▶ _Given request_: Your task is to retype the lines from the opening of the material through the line that includes "ax.text((a + b)". Do not copy the pictures.

========

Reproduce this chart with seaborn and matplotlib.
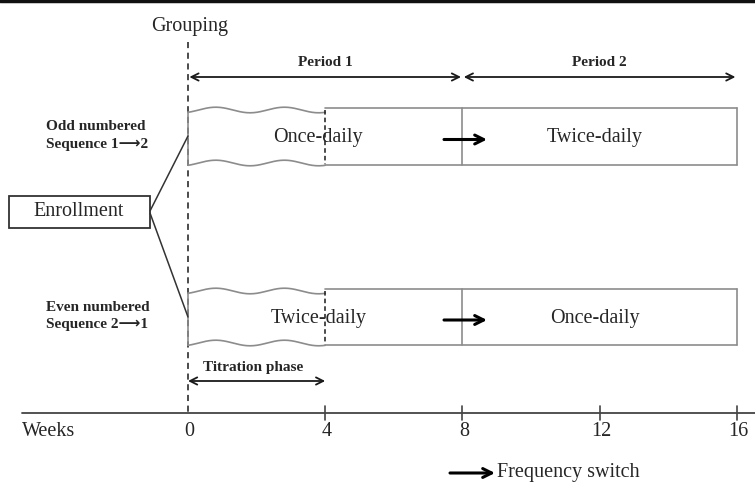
import numpy as np
import seaborn as sns
import matplotlib
matplotlib.use("Agg")
import matplotlib.pyplot as plt
from matplotlib.patches import Rectangle

# study design data
WEEK_TICKS = [0, 4, 8, 12, 16]
PERIOD_LABELS = ["Period 1", "Period 2"]
PERIOD_BOUNDS = [(0, 8), (8, 16)]
SEQUENCE_LABELS = ["Odd numbered\nSequence 1\u27f62", "Even numbered\nSequence 2\u27f61"]
TREATMENTS = [["Once-daily", "Twice-daily"], ["Twice-daily", "Once-daily"]]
TITRATION = (0, 4)
SWITCH_WEEK = 8

sns.set_theme(style="white")
plt.rcParams['font.family'] = ['Liberation Serif', 'DejaVu Sans']

PX_PER_WEEK = 34.3
X0 = 188
GRAY = "#8c8c8c"
DARK = "#1a1a1a"
REG = 14.5
BOLD = 11


def px(x):
    # pixel column -> week units (for the left-hand layout pieces)
    return (x - X0) / PX_PER_WEEK


fig = plt.figure(figsize=(7.55, 4.82), dpi=100)
ax = fig.add_axes([0, 0, 1, 1])
ax.set_xlim(px(0), px(755))
ax.set_ylim(482, 0)
ax.axis("off")

# top border
ax.plot([px(0), px(755)], [0.8, 0.8], color="#111111", lw=2.5)

# grouping line
ax.plot([0, 0], [42, 413], color=DARK, lw=1.1, ls=(0, (4, 3)))
ax.text(0.05, 26, "Grouping", ha="center", va="center", size=REG)

# periods
for lab, (a, b) in zip(PERIOD_LABELS, PERIOD_BOUNDS):
    ax.annotate("", xy=(b - 0.04, 77), xytext=(a + 0.04, 77),
                arrowprops=dict(arrowstyle="<->", color=DARK, lw=1.3,
                                shrinkA=0, shrinkB=0, mutation_scale=13))
    ax.text((a + b) / 2, 62, lab, ha="center", va="center", size=BOLD, weight="bold")

# treatment rows
row_top = [108, 289]
row_bot = [165, 345]
text_x = [3.8, 11.85]
xs = np.linspace(TITRATION[0], TITRATION[1], 200)
wave = 2.8 * np.cos(2 * np.pi * (xs - 1.81) / 2.0)
for i, (top, bot) in enumerate(zip(row_top, row_bot)):
    mid = (top + bot) / 2
    wave_top = top + 2 + wave
    wave_bot = bot - 2 + wave
    sns.lineplot(x=xs, y=wave_top, ax=ax, color=GRAY, lw=1.2, sort=False)
    sns.lineplot(x=xs, y=wave_bot, ax=ax, color=GRAY, lw=1.2, sort=False)
    end = PERIOD_BOUNDS[-1][1]
    ax.plot([TITRATION[1], end], [top, top], color=GRAY, lw=1.2)
    ax.plot([TITRATION[1], end], [bot, bot], color=GRAY, lw=1.2)
    ax.plot([end, end], [top, bot], color=GRAY, lw=1.2)
    ax.plot([SWITCH_WEEK, SWITCH_WEEK], [top, bot], color=GRAY, lw=1.2)
    ax.plot([0, 0], [wave_top[0], wave_bot[0]], color=GRAY, lw=1.2)
    ax.plot([TITRATION[1], TITRATION[1]], [top + 2, bot - 1], color=DARK, lw=1.1,
            ls=(0, (3, 2)))
    for j, t in enumerate(TREATMENTS[i]):
        ax.text(text_x[j], mid + 1, t, ha="center", va="center", size=REG)
    ax.annotate("", xy=(px(487), mid + 3), xytext=(px(444), mid + 3),
                arrowprops=dict(arrowstyle="->", color="#000000", lw=2.2,
                                shrinkA=0, shrinkB=0, mutation_scale=16))
    ax.text(px(46), mid - 1, SEQUENCE_LABELS[i], ha="left", va="center",
            size=BOLD, weight="bold", linespacing=1.45)

# enrollment box and connectors
ax.add_patch(Rectangle((px(9), 196), px(150) - px(9), 32, fill=False,
                       edgecolor="#333333", lw=1.3))
ax.text(px(79), 212, "Enrollment", ha="center", va="center", size=REG)
ax.plot([px(150), 0], [211, 136], color="#333333", lw=1.1)
ax.plot([px(150), 0], [213, 317], color="#333333", lw=1.1)

# titration phase
ax.annotate("", xy=(TITRATION[1], 381), xytext=(TITRATION[0], 381),
            arrowprops=dict(arrowstyle="<->", color=DARK, lw=1.3,
                            shrinkA=0, shrinkB=0, mutation_scale=13))
ax.text(sum(TITRATION) / 2 - 0.1, 367, "Titration phase", ha="center", va="center",
        size=BOLD, weight="bold")

# weeks axis
ax.plot([px(22), px(755)], [413, 413], color="#444444", lw=1.3)
for w in WEEK_TICKS:
    if w > 0:
        ax.plot([w, w], [406, 420], color="#444444", lw=1.2)
    ax.text(w + 0.05, 432, str(w), ha="center", va="center", size=REG)
ax.text(px(22), 432, "Weeks", ha="left", va="center", size=REG)

# legend
ax.annotate("", xy=(px(495), 473), xytext=(px(450), 473),
            arrowprops=dict(arrowstyle="->", color="#000000", lw=2.2,
                            shrinkA=0, shrinkB=0, mutation_scale=16))
ax.text(px(497), 472, "Frequency switch", ha="left", va="center", size=REG)

fig.savefig("out.png", dpi=100)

========

▶ _Answer to the exercise_:
Reproduce this chart with seaborn and matplotlib.
import numpy as np
import seaborn as sns
import matplotlib
matplotlib.use("Agg")
import matplotlib.pyplot as plt
from matplotlib.patches import Rectangle

# study design data
WEEK_TICKS = [0, 4, 8, 12, 16]
PERIOD_LABELS = ["Period 1", "Period 2"]
PERIOD_BOUNDS = [(0, 8), (8, 16)]
SEQUENCE_LABELS = ["Odd numbered\nSequence 1\u27f62", "Even numbered\nSequence 2\u27f61"]
TREATMENTS = [["Once-daily", "Twice-daily"], ["Twice-daily", "Once-daily"]]
TITRATION = (0, 4)
SWITCH_WEEK = 8

sns.set_theme(style="white")
plt.rcParams['font.family'] = ['Liberation Serif', 'DejaVu Sans']

PX_PER_WEEK = 34.3
X0 = 188
GRAY = "#8c8c8c"
DARK = "#1a1a1a"
REG = 14.5
BOLD = 11


def px(x):
    # pixel column -> week units (for the left-hand layout pieces)
    return (x - X0) / PX_PER_WEEK


fig = plt.figure(figsize=(7.55, 4.82), dpi=100)
ax = fig.add_axes([0, 0, 1, 1])
ax.set_xlim(px(0), px(755))
ax.set_ylim(482, 0)
ax.axis("off")

# top border
ax.plot([px(0), px(755)], [0.8, 0.8], color="#111111", lw=2.5)

# grouping line
ax.plot([0, 0], [42, 413], color=DARK, lw=1.1, ls=(0, (4, 3)))
ax.text(0.05, 26, "Grouping", ha="center", va="center", size=REG)

# periods
for lab, (a, b) in zip(PERIOD_LABELS, PERIOD_BOUNDS):
    ax.annotate("", xy=(b - 0.04, 77), xytext=(a + 0.04, 77),
                arrowprops=dict(arrowstyle="<->", color=DARK, lw=1.3,
                                shrinkA=0, shrinkB=0, mutation_scale=13))
    ax.text((a + b) / 2, 62, lab, ha="center", va="center", size=BOLD, weight="bold")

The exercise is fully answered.